You look at where you're going and where you are and it never makes sense,
but then you look back at where you've been and a pattern seems to emerge.
Robert Pirsig, 'Zen and the Art of Motorcycle Maintenance' (1974)
I started keeping a journal my senior year in high school and have kept on and off since that time.
One day early in my senior year I was coming into school and The Gideon's were out front of the school handing out pocket bibles. It was a strange event that had not happened at Haddonfield before, so everyone was talking about it in class that day. Since I identified myself as a Christian at that time I had more complex feelings about the men handing out bibles.

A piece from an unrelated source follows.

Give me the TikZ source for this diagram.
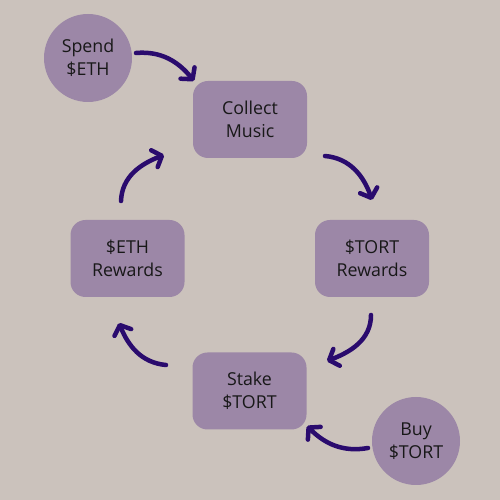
\documentclass[tikz,border=0pt]{standalone}
\usepackage{fontspec}
\setmainfont{Open Sans}
\usetikzlibrary{arrows.meta,calc}
\definecolor{bg}{HTML}{CBC2BC}
\definecolor{nodefill}{HTML}{9C87A7}
\definecolor{arrowc}{HTML}{2A0B6E}
\definecolor{txt}{HTML}{181818}
\begin{document}
\begin{tikzpicture}[x=1pt,y=1pt,
  box/.style={rounded corners=15pt, fill=nodefill, minimum width=114pt, minimum height=77pt, inner sep=0pt, align=center, text=txt, font=\fontsize{17.8pt}{23.5pt}\selectfont},
  disc/.style={circle, fill=nodefill, minimum size=88pt, inner sep=0pt, align=center, text=txt, font=\fontsize{17.8pt}{23.5pt}\selectfont},
  flow/.style={draw=arrowc, line width=4.5pt, line cap=round, -{Straight Barb[length=8pt,width=18pt,round]}}]
\fill[bg] (0,0) rectangle (500,500);
\useasboundingbox (0,0) rectangle (500,500);
\node[disc] (spend) at (88,442) {Spend\\\$ETH};
\node[box] (collect) at (250,380.5) {Collect\\Music};
\node[box] (tort) at (372,241.5) {\$TORT\\Rewards};
\node[box] (eth) at (127.5,241.5) {\$ETH\\Rewards};
\node[box] (stake) at (249.5,109) {Stake\\\$TORT};
\node[disc] (buy) at (416,59) {Buy\\\$TORT};
\draw[flow] ($(spend.center)+(48,5)$) to[out=5,in=129] ($(collect.center)+(-56,38.5)$);
\draw[flow] ($(collect.center)+(75,-36.5)$) to[out=-5,in=109] ($(tort.center)+(0,58.5)$);
\draw[flow] ($(tort.center)+(-1,-56.5)$) to[out=-90,in=21] ($(stake.center)+(77.5,30)$);
\draw[flow] ($(buy.center)+(-48,-7)$) to[out=190,in=-45] ($(stake.center)+(57.5,-35)$);
\draw[flow] ($(stake.center)+(-83.5,26)$) to[out=175,in=-68] ($(eth.center)+(-8.5,-64.5)$);
\draw[flow] ($(eth.center)+(-6.5,57.5)$) to[out=88,in=201] ($(collect.center)+(-86,-35.5)$);
\end{tikzpicture}
\end{document}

I understood the intent of what they were doing, but the approach left me scratching my head. First off, they were dressed in the most conservative manner imaginable. They all wore suits and hats that made them look like insurance salesmen from Akron, Ohio in 1952. They were trying to reach out to high school students, so something a little more casual would have helped. They also behaved like automatons. Perhaps the goal was to let 'the word' speak for itself, but the result was that my peers were joking that they must have been made of wood.
That day in English class Ms. Stevens was talking about journaling as a writing practice and gave us an in class assignment to write a journal entry for 20 minutes and fill a page with anything we wanted to. She said she would check us on length, but didn't care what we wrote about. Since I had been thinking about The Gideon's I wrote about my mixed feelings on seeing them. I filled my page, slid the page into my binder and forgot about it.
At the end of that semester I was cleaning out my binder and I ran across the page I had written several weeks before. I was struck that this page could bring back all the thoughts and feelings that I was having that day. It also struck me at how I could see the evolution in my thinking that had happened since writing those words the stake in the ground that I had written several weeks earlier suddenly threw my thought process into clear relief against the background of the intervening time. I realized that this could be a powerful tool for self-understanding, so I started keeping my journal that week.
During times of rapid change or uncertainty I have come back to journaling as a way of checking in with myself, measuring my progress, or thinking out loud to determine how to move forward. It's something that I do out of habit now and I can recognize the feeling of having too many unformed ideas in my head that journaling helps sort out. I know when it's time to write.